If you still have asparagus left after all this, you can pickle them to keep for dishes in other seasons.
Here are two simple recipes that highlight asparagus as a side dish.
Italian Warm Asparagus in Marinade
Prep time: 5 minutes
Sitting time: 1 ½ hours
A traditional Italian recipe for serving wild asparagus, it is simple but hard to beat.

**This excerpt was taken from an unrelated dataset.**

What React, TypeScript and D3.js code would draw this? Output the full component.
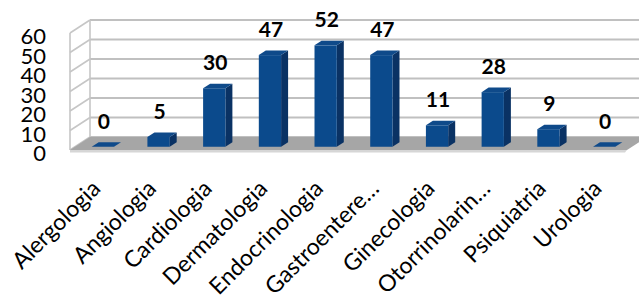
import { useEffect, useRef } from 'react'
import * as d3 from 'd3'

const categories = ['Alergologia', 'Angiologia', 'Cardiologia', 'Dermatologia', 'Endocrinologia', 'Gastroentere…', 'Ginecologia', 'Otorrinolarin…', 'Psiquiatria', 'Urologia']
const values = [0, 5, 30, 47, 52, 47, 11, 28, 9, 0]
const yTicks = [0, 10, 20, 30, 40, 50, 60]

const W = 639
const H = 300
const FONT = 'Lato, "Open Sans", sans-serif'

export default function App() {
  const svgRef = useRef<SVGSVGElement>(null)

  useEffect(() => {
    const svg = d3.select(svgRef.current)
    svg.selectAll('*').remove()

    // front plane of the 3D box, depth offset to the back wall
    const x0 = 70, x1 = 627
    const depth = { dx: 20, dy: -13 }
    const x = d3.scalePoint<string>().domain(categories).range([x0, x1]).padding(0.5)
    const y = d3.scaleLinear().domain([0, 60]).range([150, 33])
    const step = x.step()
    const bw = step * 0.4
    const off = (t: number) => [depth.dx * t, depth.dy * t]
    const pts = (a: number[][]) => a.map(p => p.join(',')).join(' ')

    const [bx, by] = off(1)
    const g = svg.append('g')

    // side wall
    g.append('polygon')
      .attr('points', pts([[x0, y(0)], [x0, y(60)], [x0 + bx, y(60) + by], [x0 + bx, y(0) + by]]))
      .attr('fill', '#fff')
    // back wall
    g.append('rect').attr('x', x0 + bx).attr('y', y(60) + by)
      .attr('width', W - x0 - bx + 20).attr('height', y(0) - y(60)).attr('fill', '#fff')

    // gridlines on side and back walls
    yTicks.forEach(v => {
      g.append('line').attr('x1', x0).attr('y1', y(v)).attr('x2', x0 + bx).attr('y2', y(v) + by)
        .attr('stroke', '#c6c6c6').attr('stroke-width', 1.6)
      g.append('line').attr('x1', x0 + bx).attr('y1', y(v) + by).attr('x2', W + 20).attr('y2', y(v) + by)
        .attr('stroke', '#c0c0c0').attr('stroke-width', 2)
    })
    g.append('line').attr('x1', x0).attr('y1', y(0)).attr('x2', x0).attr('y2', y(60))
      .attr('stroke', '#c6c6c6').attr('stroke-width', 1.6)
    g.append('line').attr('x1', x0 + bx).attr('y1', y(0) + by).attr('x2', x0 + bx).attr('y2', y(60) + by)
      .attr('stroke', '#c6c6c6').attr('stroke-width', 1.6)

    // floor
    g.append('polygon')
      .attr('points', pts([[x0, y(0)], [x0 + bx, y(0) + by], [x1 + bx, y(0) + by], [x1, y(0)]]))
      .attr('fill', '#a6a6a6')
    g.append('polygon')
      .attr('points', pts([[x0, y(0)], [x1, y(0)], [x1 - 2, y(0) + 2.5], [x0, y(0) + 2.5]]))
      .attr('fill', '#d6d6d6')

    // bars
    const d1 = 0.25, d2 = 0.6
    const [fx, fy] = off(d1)
    const [kx, ky] = off(d2 - d1)
    categories.forEach((c, i) => {
      const v = values[i]
      const left = (x(c) as number) - bw / 2 + fx
      const bot = y(0) + fy
      const top = y(v) + fy
      const bar = g.append('g')
      bar.append('polygon')
        .attr('points', pts([[left + bw, bot], [left + bw, top], [left + bw + kx, top + ky], [left + bw + kx, bot + ky]]))
        .attr('fill', '#0a3264')
      bar.append('polygon')
        .attr('points', pts([[left, top], [left + bw, top], [left + bw + kx, top + ky], [left + kx, top + ky]]))
        .attr('fill', '#0f4a8a')
      if (v > 0) {
        bar.append('rect').attr('x', left).attr('y', top).attr('width', bw).attr('height', bot - top)
          .attr('fill', '#0b4a8c')
      }
      g.append('text')
        .attr('x', left + bw / 2 + 1).attr('y', top + ky - 13.5)
        .attr('text-anchor', 'middle')
        .attr('font-family', FONT).attr('font-weight', 700).attr('font-size', 21)
        .attr('fill', '#000')
        .text(v)
    })

    // y axis labels
    yTicks.forEach(v => {
      g.append('text')
        .attr('x', 46).attr('y', y(v) + 2.5)
        .attr('dominant-baseline', 'central')
        .attr('text-anchor', 'end')
        .attr('font-family', FONT).attr('font-size', 22)
        .attr('fill', '#000')
        .text(v)
    })

    // category labels
    categories.forEach(c => {
      const cx = (x(c) as number) + fx
      g.append('text')
        .attr('transform', `translate(${cx - 1},${190}) rotate(-45)`)
        .attr('text-anchor', 'end')
        .attr('font-family', FONT).attr('font-size', 23)
        .attr('fill', '#000')
        .text(c)
    })
  }, [])

  return (
    <svg ref={svgRef} width={W} height={H}
      style={{ position: 'absolute', left: 0, top: 0, display: 'block', background: '#fff' }} />
  )
}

You could substitute basil for the mint if you like.
½ red onion, minced
½ tsp salt
2 tsp capers, rinsed and chopped
10 mint leaves, roughly chopped
1 tsp lemon juice
500g asparagus, thin spears are best
Place the onion and salt in a flat serving bowl. Mix well and let steep for 30 minutes. Add the capers, lemon juice, mint and marinate for at least one hour. Mix thoroughly from time to time. Meanwhile, cook the asparagus in boiling water for about three minutes, until they are tender but still crisp, and then drain. Add the still warm asparagus to the marinade and add salt and pepper to taste. Toss gently and serve.
Japanese-style Raw Asparagus Salad
Raw asparagus has double the gut-friendly prebiotics than cooked. You could use whatever other summer vegetables you have on hand for this salad. To fill it out a little you could also add seared fresh tuna chunks with toasted sesame seeds. Or add boiled edamame beans and avocado slices.
Cook time: 10 minutes
200 grams asparagus
a small handful of mangetout, approx 50 grams, stringed and halved
A handful of rocket leaves
2 tbsp of good quality egg mayonnaise
1 tsp soy sauce
2 tsp sesame oil
½ tsp miso
finely grated zest and juice of ½ lemon
Cut the tips off the asparagus and set them aside. Using a vegetable peeler, peel ribbons from all the stems. Peel the zucchini into thin ribbons as well. Arrange the asparagus tips and ribbons on a plate
with the remaining vegetables, all tossed lightly together.
Combine all the dressing ingredients together in a small bowl, then drizzle over the salad and serve.
This recipe contains a lot of strong spices that only enhance the asparagus. Another option is to add prawns or chicken to make it more of a main meal.